Alors que le conseil scientifique estime l'épidémie de coronavirus « sous contrôle » en France, les fabricants hexagonaux de masques en tissu tirent la sonnette d'alarme. En effet, des centaines de milliers de masques dorment dans leurs entrepôts, ainsi que des kilomètres de tissus spécifiquement stockés pour assurer la continuité de la production.
Une production inédite
Face à la pénurie de masques grand public constatée rapidement après le début de l'épidémie, près de la moitié des entreprises de textile françaises se lancent dans la fabrication de ces dispositifs, adaptant leurs lignes de production habituelles aux modèles mis au point dans l'urgence en collaboration avec l'Association française de normalisation (Afnor). Cette production exceptionnelle nécessite des investissements (achat de machines à coudre supplémentaires, voire installation dans de nouveaux locaux plus vastes) ainsi que le recrutement de personnel. Malgré l'incertitude, les entreprises acceptent le challenge. « La société Boldoduc, qui produit l'un des trois premiers modèles agréés par la Direction générale de l’armement (DGA) dès le 20 mars, a installé une usine éphémère à Lyon dans une friche Fagor-Brandt, en achetant pour 200 000 euros de machines à coudre et en recrutant une centaine de couturières avec Pôle emploi », explique par exemple le quotidien économique Les Échos. Rien qu'en Auvergne-Rhône-Alpes, la capacité de production atteint désormais 5 millions de masques lavables par semaine.
Le flou des besoins réels
Mais alors que se profilait le déconfinement, mairies et communautés d'agglomérations souhaitent doter leurs populations de masques en tissu : elles passent donc commande à ces entreprises directement. Les pharmaciens ne sont pas informés des décisions prises localement pour l'équipement des personnes. Ils restent donc dans le flou concernant les besoins de la population en matière de protection. Beaucoup d'entre eux se démènent pourtant pour identifier des fournisseurs capables de les livrer rapidement et cela, dans des conditions financières correctes.
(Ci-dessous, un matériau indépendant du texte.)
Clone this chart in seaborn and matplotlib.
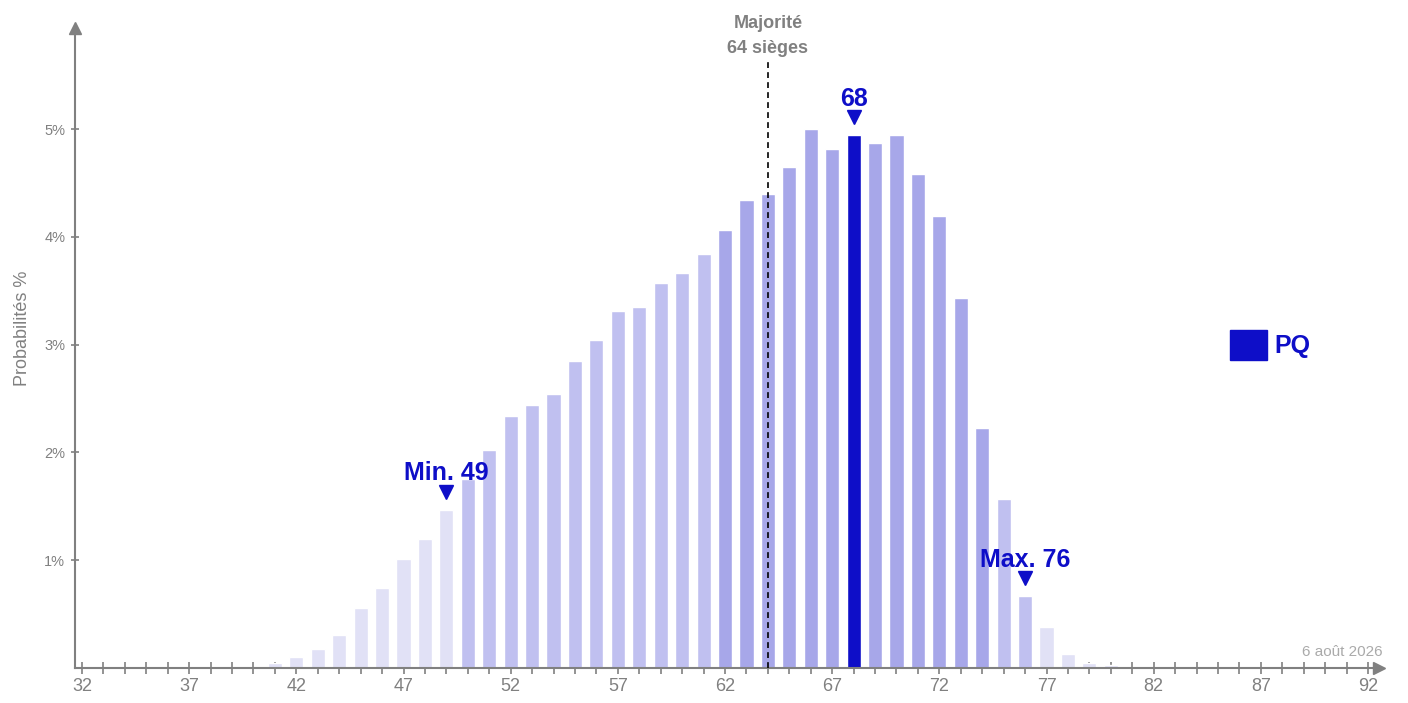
import pandas as pd
import seaborn as sns
import matplotlib.pyplot as plt
import matplotlib.transforms as mtransforms
from matplotlib.patches import Patch
from matplotlib.ticker import FixedLocator, MultipleLocator, FuncFormatter

# Seat counts and probabilities (%) for the PQ
seats = list(range(41, 81))
probs = [0.045, 0.10, 0.18, 0.31, 0.56, 0.74, 1.01, 1.20, 1.47,
         1.75, 2.02, 2.34, 2.44, 2.54, 2.85, 3.04, 3.31, 3.35, 3.57, 3.66,
         3.84, 4.06, 4.34, 4.40, 4.65, 5.00, 4.81, 4.94, 4.87, 4.94,
         4.58, 4.19, 3.43, 2.23, 1.57, 0.67, 0.38, 0.13, 0.045, 0.025]

# Intervals used for shading
outer_range = (50, 76)
inner_range = (62, 74)
min_seat, mode_seat, max_seat = 49, 68, 76
majority = 64

x_ticks = list(range(32, 93, 5))
y_ticks = [1, 2, 3, 4, 5]

party = "PQ"
date_label = "6 août 2026"

blue = "#0E0EC8"
gray = "#808080"
palette = {"light": "#E1E1F6", "mid": "#C0C0F0", "dark": "#A7A7E9", "mode": blue}


def band(s):
    if s == mode_seat:
        return "mode"
    if inner_range[0] <= s <= inner_range[1]:
        return "dark"
    if outer_range[0] <= s <= outer_range[1]:
        return "mid"
    return "light"


df = pd.DataFrame({"seats": seats, "prob": probs})
df["band"] = df["seats"].map(band)

sns.set_style("white")
plt.rcParams["font.family"] = ["Liberation Sans", "DejaVu Sans"]

fig = plt.figure(figsize=(14.08, 7.03), dpi=100)
ax = fig.add_axes([75 / 1408, 35 / 703, 1304 / 1408, 640 / 703])

sns.barplot(data=df, x="seats", y="prob", hue="band", palette=palette,
            native_scale=True, dodge=False, width=0.66, saturation=1,
            errorbar=None, legend=False, ax=ax)

ax.set_xlim(31.673, 92.513)
ax.set_ylim(0, 5.937)

# axes with arrow heads
for side in ["top", "right"]:
    ax.spines[side].set_visible(False)
for side in ["left", "bottom"]:
    ax.spines[side].set_color(gray)
    ax.spines[side].set_linewidth(1.5)
    ax.spines[side].set_zorder(1)
ax.plot(1, 0, ">", color=gray, ms=9, transform=ax.transAxes, clip_on=False)
ax.plot(0, 1, "^", color=gray, ms=9, transform=ax.transAxes, clip_on=False)

ax.xaxis.set_major_locator(FixedLocator(x_ticks))
ax.xaxis.set_minor_locator(MultipleLocator(1))
ax.tick_params(axis="x", which="both", direction="inout", length=8, width=1.2,
               color=gray, labelcolor=gray, labelsize=13, pad=3, bottom=True)
ax.yaxis.set_major_locator(FixedLocator(y_ticks))
ax.yaxis.set_major_formatter(FuncFormatter(lambda v, p: f"{v:.0f}%"))
ax.tick_params(axis="y", direction="inout", length=6, width=1.2,
               color=gray, labelcolor=gray, labelsize=10.5, pad=4, left=True)

ax.set_xlabel("")
ax.set_ylabel("Probabilités %", color=gray, fontsize=13)
ax.yaxis.set_label_coords(-44 / 1304, 0.53)

# majority line
ax.vlines(majority, 0, 5.64, colors="black", linewidth=1.2,
          linestyles=(0, (3.5, 2.5)), zorder=5)
ax.text(majority, (668 - 23) / 107.8, "Majorité", ha="center", va="center",
        color=gray, fontsize=13, fontweight="bold", clip_on=False)
ax.text(majority, (668 - 48) / 107.8, "64 sièges", ha="center", va="center",
        color=gray, fontsize=13, fontweight="bold", clip_on=False)

# min / mode / max markers
tri = mtransforms.offset_copy(ax.transData, fig=fig, y=18, units="dots")
for s, label in [(min_seat, f"Min. {min_seat}"), (mode_seat, str(mode_seat)),
                 (max_seat, f"Max. {max_seat}")]:
    v = probs[seats.index(s)]
    ax.plot(s, v, "v", color=blue, ms=10.5, transform=tri, clip_on=False)
    ax.annotate(label, xy=(s, v), xytext=(0, 21), textcoords="offset points",
                ha="center", va="baseline", color=blue, fontsize=18,
                fontweight="bold")

ax.text((1383 - 75) / 1304, 0.014, date_label, transform=ax.transAxes,
        ha="right", va="bottom", color="#AAAAAA", fontsize=11)

ax.legend(handles=[Patch(color=blue)], labels=[party], loc="center left",
          bbox_to_anchor=((1230 - 75) / 1304, (668 - 345) / 640),
          frameon=False, borderpad=0, borderaxespad=0, handlelength=1.48,
          handleheight=1.48, handletextpad=0.3,
          prop={"size": 18, "weight": "bold"}, labelcolor=blue)

fig.savefig("out.png", dpi=100)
En effet, si le tarif d'un masque tissu n'est pas encadré, la secrétaire d’État à l'Économie, Agnès Pannier-Runacher, avertit le 1er mai au micro de RTL qu'« il y aura des enquêtes chaque semaine » pour s'assurer « qu'il n'y ait pas de dérive des marges ».
Douche froide
Mais depuis lors, il s'avère que les demandes restent faibles en officine, la majorité des personnes utilisant l'équipement fourni par leur commune en complément des masques en tissu faits maison et des jetables largement disponibles en grandes et moyennes surfaces (GMS). Ainsi, certains pharmaciens, qui avaient précautionneusement commandé des masques en tissu, peinent aujourd'hui à écouler leur stock. Côté producteurs, c'est la douche froide. Selon Pierric Chalvin, délégué général d'Unitex, qui fédère les entreprises du secteur textile, interviewé par Les Échos, « les commandes des collectivités locales et des entreprises s'effondrent, quand elles ne sont pas annulées face à la concurrence des produits d'importation à moindre coût ». Et de pointer une commande du ministère de l'Économie de 10 millions de masques lavables passée à une entreprise vietnamienne. De son côté, Bercy répond qu'il s'agit d'une commande « non récurrente », passée au mois d'avril, c'est-à-dire au moment où « aucun fournisseur français n'était capable de fournir » ce volume de dispositifs. Selon France Info, « le gouvernement va lancer la semaine prochaine, une mission avec deux ambassadeurs, pour aider les entreprises à trouver des clients ». La relocalisation de la production d'équipements nécessaires à la santé publique se heurte d'ores et déjà à la loi de l'offre et de la demande.